The exercise: From the first line of the listing below, retype each line up to and including the one with "(kE) at (683,-560)"; pictures stay out.

Given data:
++++++++
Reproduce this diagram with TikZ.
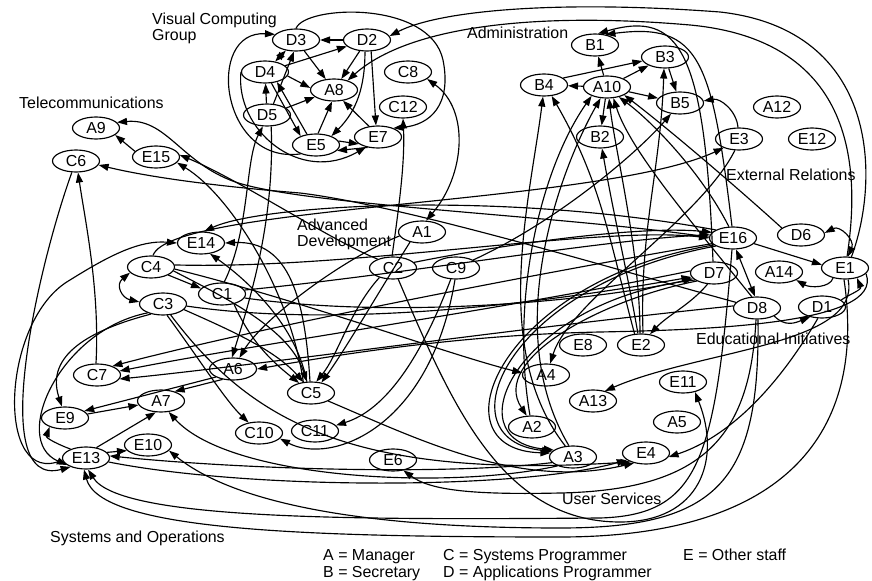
\documentclass[tikz,border=0pt]{standalone}
\usepackage{fontspec}
\setmainfont{Liberation Sans}
\usetikzlibrary{arrows.meta,shapes.geometric}
\begin{document}
\begin{tikzpicture}[x=1bp,y=1bp,
  every node/.style={font=\fontsize{16}{18}\selectfont},
  nd/.style={ellipse,draw,line width=1.15bp,minimum width=47bp,minimum height=22bp,inner sep=0pt},
  e/.style={line width=1.15bp,-{Triangle[length=10bp,width=7bp]}},
  ee/.style={line width=1.15bp,{Triangle[length=10bp,width=7bp]}-{Triangle[length=10bp,width=7bp]}},
  lbl/.style={anchor=base west,inner sep=0pt}]
\useasboundingbox (0,0) rectangle (872,-581);

% group captions
\node[lbl] (tVC) at (152,-25) {Visual Computing};
\node[lbl] (tVC2) at (152,-41) {Group};
\node[lbl] (tTel) at (19,-109) {Telecommunications};
\node[lbl] (tAdm) at (467,-39) {Administration};
\node[lbl] (tExt) at (726,-181) {External Relations};
\node[lbl] (tAdv) at (297,-231) {Advanced};
\node[lbl] (tAdv2) at (297,-247) {Development};
\node[lbl] (tEdu) at (696,-344) {Educational Initiatives};
\node[lbl] (tUsr) at (562,-504) {User Services};
\node[lbl] (tSys) at (50,-542) {Systems and Operations};
% key
\node[lbl] (kA) at (323,-560) {A = Manager};
\node[lbl] (kB) at (323,-577) {B = Secretary};
\node[lbl] (kC) at (443,-560) {C = Systems Programmer};
\node[lbl] (kD) at (443,-577) {D = Applications Programmer};
\node[lbl] (kE) at (683,-560) {E = Other staff};

% Visual Computing Group
\node[nd] (D3) at (296,-40) {D3};
\node[nd] (D2) at (367,-40) {D2};
\node[nd] (D4) at (265,-72) {D4};
\node[nd] (A8) at (334,-90) {A8};
\node[nd] (D5) at (267,-115) {D5};
\node[nd] (C8) at (408,-72) {C8};
\node[nd] (C12) at (403,-107) {C12};
\node[nd] (E5) at (316,-145) {E5};
\node[nd] (E7) at (378,-137) {E7};
% Telecommunications
\node[nd] (A9) at (96,-128) {A9};
\node[nd] (E15) at (156,-157) {E15};
\node[nd] (C6) at (76,-161) {C6};
% Administration
\node[nd] (B1) at (595,-45) {B1};
\node[nd] (B3) at (665,-57) {B3};
\node[nd] (A10) at (607,-87) {A10};
\node[nd] (B4) at (544,-85) {B4};
\node[nd] (B5) at (680,-103) {B5};
\node[nd] (B2) at (600,-137) {B2};
% External Relations
\node[nd] (A12) at (777,-107) {A12};
\node[nd] (E3) at (739,-139) {E3};
\node[nd] (E12) at (812,-139) {E12};
% Advanced Development
\node[nd] (A1) at (422,-232) {A1};
\node[nd] (C2) at (393,-268) {C2};
\node[nd] (C9) at (456,-268) {C9};
\node[nd] (E14) at (201,-243) {E14};
\node[nd] (C4) at (151,-267) {C4};
\node[nd] (C1) at (222,-294) {C1};
\node[nd] (C3) at (163,-304) {C3};
\node[nd] (C7) at (97,-375) {C7};
\node[nd] (A6) at (233,-369) {A6};
\node[nd] (C5) at (311,-393) {C5};
\node[nd] (A4) at (546,-375) {A4};
% Educational Initiatives
\node[nd] (E16) at (733,-238) {E16};
\node[nd] (D6) at (801,-235) {D6};
\node[nd] (D7) at (714,-273) {D7};
\node[nd] (A14) at (779,-272) {A14};
\node[nd] (E1) at (845,-268) {E1};
\node[nd] (D8) at (757,-308) {D8};
\node[nd] (D1) at (822,-307) {D1};
\node[nd] (E8) at (583,-345) {E8};
\node[nd] (E2) at (641,-345) {E2};
% User Services
\node[nd] (E11) at (683,-382) {E11};
\node[nd] (A13) at (593,-401) {A13};
\node[nd] (A5) at (677,-422) {A5};
\node[nd] (E4) at (646,-453) {E4};
\node[nd] (A2) at (532,-427) {A2};
\node[nd] (A3) at (573,-457) {A3};
\node[nd] (E6) at (393,-460) {E6};
% Systems and Operations
\node[nd] (E9) at (65,-418) {E9};
\node[nd] (A7) at (161,-401) {A7};
\node[nd] (E13) at (86,-458) {E13};
\node[nd] (E10) at (148,-445) {E10};
\node[nd] (C10) at (259,-433) {C10};
\node[nd] (C11) at (315,-431) {C11};

% ---- Visual Computing Group links
\draw[e] (D2) -- (D3);
\draw[e] (D3) -- (A8);
\draw[e] (D2) -- (A8);
\draw[e] (D4) -- (D2);
\draw[ee] (D4) -- (D3);
\draw[e] (D5) -- (D4);
\draw[e] (D5.60) -- (D3.-100);
\draw[e] (E5.130) -- (D4.-40);
\draw[e] (D4.-10) -- (A8.175);
\draw[e] (D4.-60) -- (E5.150);
\draw[e] (D5.20) -- (A8.-160);
\draw[e] (E5.80) -- (A8.-100);
\draw[e] (E7.130) -- (A8.-50);
\draw[e] (D2.-100) to[out=-90,in=45] (E5.30);
\draw[e] (D2.-70) -- (E7.100);
\draw[e] (E5.10) -- (E7.200);
\draw[e] (E7.225) -- (E5.-15);
\draw[e] (D4.west) .. controls (235,-130) and (300,-185) .. (E7.-140);
\draw[e] (E5.210) .. controls (220,-165) and (205,-30) .. (D3.165);
\draw[e] (D3.north) .. controls (305,-5) and (430,0) .. (443,-60) .. controls (452,-105) and (430,-125) .. (E7.30);
\draw[ee] (C8.-20) .. controls (470,-110) and (465,-175) .. (A1.70);
\draw[e] (C2.95) .. controls (400,-200) and (405,-160) .. (C12.-90);

% ---- Telecommunications links
\draw[e] (E15.165) -- (A9.-20);
\draw[e] (C7.95) .. controls (100,-290) and (85,-220) .. (C6.-80);
\draw[e] (E16.178) .. controls (560,-215) and (290,-205) .. (230,-180) .. controls (180,-160) and (165,-118) .. (A9.15);
\draw[e] (D8.165) .. controls (600,-265) and (400,-205) .. (300,-193) .. controls (200,-185) and (140,-175) .. (C6.-10);
\draw[e] (C5.125) .. controls (290,-290) and (230,-195) .. (E15.-15);
\draw[e] (C2.150) .. controls (330,-240) and (240,-180) .. (E15.5);

% ---- Administration links
\draw[e] (A10) -- (B1);
\draw[e] (A10) -- (B3);
\draw[e] (B4.20) -- (B3.190);
\draw[e] (A10) -- (B4);
\draw[e] (B3) -- (B5);
\draw[e] (A10) -- (B5);
\draw[e] (A10) -- (B2);
\draw[e] (E3.95) to[out=95,in=10] (B5.5);
\draw[e] (E2.120) to[out=105,in=-60] (B4.-55);
\draw[e] (E2.105) to[out=100,in=-80] (B2.-80);
\draw[e] (E2.80) to[out=92,in=-92] (B3.-95);
\draw[e] (E2.95) .. controls (640,-250) and (615,-150) .. (A10.-80);
\draw[e] (E16.110) .. controls (700,-170) and (650,-120) .. (A10.-40);
\draw[e] (D6.160) .. controls (740,-190) and (670,-130) .. (A10.-25);
\draw[e] (D8.115) .. controls (690,-220) and (630,-150) .. (A10.-60);
\draw[e] (A2.100) .. controls (510,-300) and (540,-170) .. (A10.-150);
\draw[e] (A3.110) .. controls (500,-330) and (560,-170) .. (A10.-120);
\draw[e] (A3.125) .. controls (490,-350) and (530,-200) .. (B4.-95);
\draw[e] (C9.25) .. controls (560,-220) and (640,-150) .. (B5.-130);
\draw[e] (E16.95) .. controls (712,-60) and (700,-22) .. (B1.45);
\draw[e] (D7.95) .. controls (705,-50) and (680,-10) .. (B1.75);
\draw[e] (C4.80) .. controls (170,-205) and (600,-205) .. (E3.-150);
\draw[e] (E3.-110) .. controls (700,-220) and (570,-300) .. (A4.70);

% ---- long links on the right
\draw[e] (E1.60) .. controls (880,-180) and (880,-30) .. (720,-12) .. controls (560,0) and (440,-10) .. (D2.10);
\draw[e] (E1.80) .. controls (862,-160) and (850,-40) .. (690,-25) .. controls (540,-12) and (410,-25) .. (A8.35);
\draw[e] (E1.-75) .. controls (862,-345) and (700,-350) .. (A13.40);
\draw[e] (D1.20) .. controls (848,-295) and (862,-290) .. (E1.-40);
\draw[ee] (D6.5) .. controls (840,-225) and (855,-240) .. (E1.75);
\draw[e] (E1.-140) .. controls (830,-288) and (810,-288) .. (A14.-25);
\draw[e] (E16.-15) -- (E1.172);
\draw[ee] (E16.-75) -- (D8.100);
\draw[e] (D8.-25) .. controls (785,-327) and (795,-323) .. (D1.-140);
\draw[e] (D7.-120) .. controls (690,-305) and (668,-315) .. (E2.50);
\draw[e] (E1.-15) .. controls (885,-325) and (700,-330) .. (600,-332) .. controls (450,-335) and (320,-358) .. (A6.east);

% ---- Advanced Development links
\draw[e] (C4.-25) -- (C1.165);
\draw[ee] (C4.195) .. controls (115,-285) and (122,-298) .. (C3.175);
\draw[e] (C1.80) .. controls (250,-230) and (245,-160) .. (D5.-110);
\draw[e] (D5.-70) .. controls (275,-220) and (250,-300) .. (A6.95);
\draw[e] (A1.190) .. controls (340,-260) and (262,-320) .. (A6.60);
\draw[e] (C5.110) .. controls (295,-320) and (240,-275) .. (E14.-50);
\draw[e] (C5.95) .. controls (305,-300) and (290,-240) .. (E14.east);
\draw[e] (E16.155) .. controls (500,-190) and (260,-205) .. (E14.75);
\draw[e] (E13.-175) .. controls (-5,-490) and (0,-320) .. (70,-280) .. controls (110,-255) and (140,-240) .. (E14.west);
\draw[e] (C1.-40) .. controls (250,-340) and (270,-360) .. (C5.140);
\draw[e] (C3.-15) .. controls (230,-330) and (275,-350) .. (C5.125);
\draw[e] (C4.-10) .. controls (230,-300) and (290,-330) .. (C5.110);
\draw[e] (C2.-145) .. controls (350,-310) and (338,-355) .. (C5.65);
\draw[e] (A1.-140) .. controls (380,-290) and (345,-350) .. (C5.45);
\draw[e] (E16.195) .. controls (500,-280) and (250,-330) .. (C7.30);
\draw[e] (D7.175) .. controls (500,-310) and (250,-345) .. (C7.10);
\draw[e] (D8.175) .. controls (500,-330) and (260,-365) .. (C7.-10);
\draw[e] (C3.-5) .. controls (350,-330) and (560,-300) .. (D7.190);
\draw[e] (C1.-10) .. controls (400,-320) and (600,-300) .. (D7.-165);
\draw[e] (C1.10) .. controls (400,-275) and (600,-240) .. (E16.172);
\draw[e] (C2.15) .. controls (500,-245) and (640,-225) .. (E16.165);
\draw[e] (C4.5) .. controls (350,-270) and (600,-225) .. (E16.180);
\draw[e] (C4.-5) .. controls (300,-300) and (450,-355) .. (A4.175);
\draw[e] (C2.-65) .. controls (450,-400) and (500,-522) .. (620,-522) .. controls (700,-522) and (722,-460) .. (E11.-40);

% ---- Systems and Operations links
\draw[e] (E9) -- (A7);
\draw[e] (A6.-155) -- (E9.20);
\draw[e] (A6.-135) -- (A7.35);
\draw[e] (E13.45) -- (A7.-115);
\draw[e] (E13.15) -- (E10.-165);
\draw[e] (E13.150) to[out=160,in=-110] (E9.-150);
\draw[e] (C3.-140) .. controls (90,-330) and (45,-355) .. (E9.105);
\draw[e] (C6.-110) .. controls (40,-260) and (-15,-490) .. (E13.-150);
\draw[e] (C3.-150) .. controls (60,-330) and (10,-440) .. (E13.-160);
\draw[e] (C3.-70) .. controls (200,-360) and (225,-400) .. (C10.135);
\draw[e] (C9.-115) .. controls (420,-360) and (385,-410) .. (C11.15);
\draw[e] (C9.-95) .. controls (430,-430) and (330,-465) .. (C10.-15);

% ---- User Services links
\draw[e] (A3.-165) .. controls (450,-475) and (250,-470) .. (E13.5);
\draw[e] (E13.-10) .. controls (250,-490) and (520,-490) .. (E4.-160);
\draw[e] (C3.-55) .. controls (250,-420) and (350,-480) .. (E4.-150);
\draw[e] (A3.-150) .. controls (450,-490) and (230,-480) .. (A7.-55);
\draw[e] (C5.-25) .. controls (420,-440) and (520,-490) .. (E4.-140);
\draw[e] (D7.205) .. controls (600,-300) and (490,-360) .. (A2.115);
\draw[e] (E16.200) .. controls (500,-280) and (430,-450) .. (A3.170);
\draw[e] (E16.205) .. controls (505,-285) and (440,-440) .. (A3.165);
\draw[e] (D7.200) .. controls (520,-300) and (450,-440) .. (A3.160);
\draw[e] (D1.-110) .. controls (770,-400) and (720,-440) .. (E4.-10);
\draw[e] (D8.-95) .. controls (750,-440) and (700,-490) .. (560,-493) .. controls (470,-495) and (430,-490) .. (E6.-45);
\draw[e] (D8.-85) .. controls (760,-480) and (720,-528) .. (560,-528) .. controls (350,-528) and (230,-500) .. (E10.-15);
\draw[e] (E16.-95) .. controls (715,-460) and (700,-515) .. (600,-518) .. controls (350,-520) and (120,-520) .. (E13.-80);
\draw[e] (E1.-95) .. controls (865,-420) and (800,-537) .. (560,-537) .. controls (300,-537) and (100,-530) .. (E13.-100);
\end{tikzpicture}
\end{document}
++++++++
Task result:
Reproduce this diagram with TikZ.
\documentclass[tikz,border=0pt]{standalone}
\usepackage{fontspec}
\setmainfont{Liberation Sans}
\usetikzlibrary{arrows.meta,shapes.geometric}
\begin{document}
\begin{tikzpicture}[x=1bp,y=1bp,
  every node/.style={font=\fontsize{16}{18}\selectfont},
  nd/.style={ellipse,draw,line width=1.15bp,minimum width=47bp,minimum height=22bp,inner sep=0pt},
  e/.style={line width=1.15bp,-{Triangle[length=10bp,width=7bp]}},
  ee/.style={line width=1.15bp,{Triangle[length=10bp,width=7bp]}-{Triangle[length=10bp,width=7bp]}},
  lbl/.style={anchor=base west,inner sep=0pt}]
\useasboundingbox (0,0) rectangle (872,-581);

% group captions
\node[lbl] (tVC) at (152,-25) {Visual Computing};
\node[lbl] (tVC2) at (152,-41) {Group};
\node[lbl] (tTel) at (19,-109) {Telecommunications};
\node[lbl] (tAdm) at (467,-39) {Administration};
\node[lbl] (tExt) at (726,-181) {External Relations};
\node[lbl] (tAdv) at (297,-231) {Advanced};
\node[lbl] (tAdv2) at (297,-247) {Development};
\node[lbl] (tEdu) at (696,-344) {Educational Initiatives};
\node[lbl] (tUsr) at (562,-504) {User Services};
\node[lbl] (tSys) at (50,-542) {Systems and Operations};
% key
\node[lbl] (kA) at (323,-560) {A = Manager};
\node[lbl] (kB) at (323,-577) {B = Secretary};
\node[lbl] (kC) at (443,-560) {C = Systems Programmer};
\node[lbl] (kD) at (443,-577) {D = Applications Programmer};
\node[lbl] (kE) at (683,-560) {E = Other staff};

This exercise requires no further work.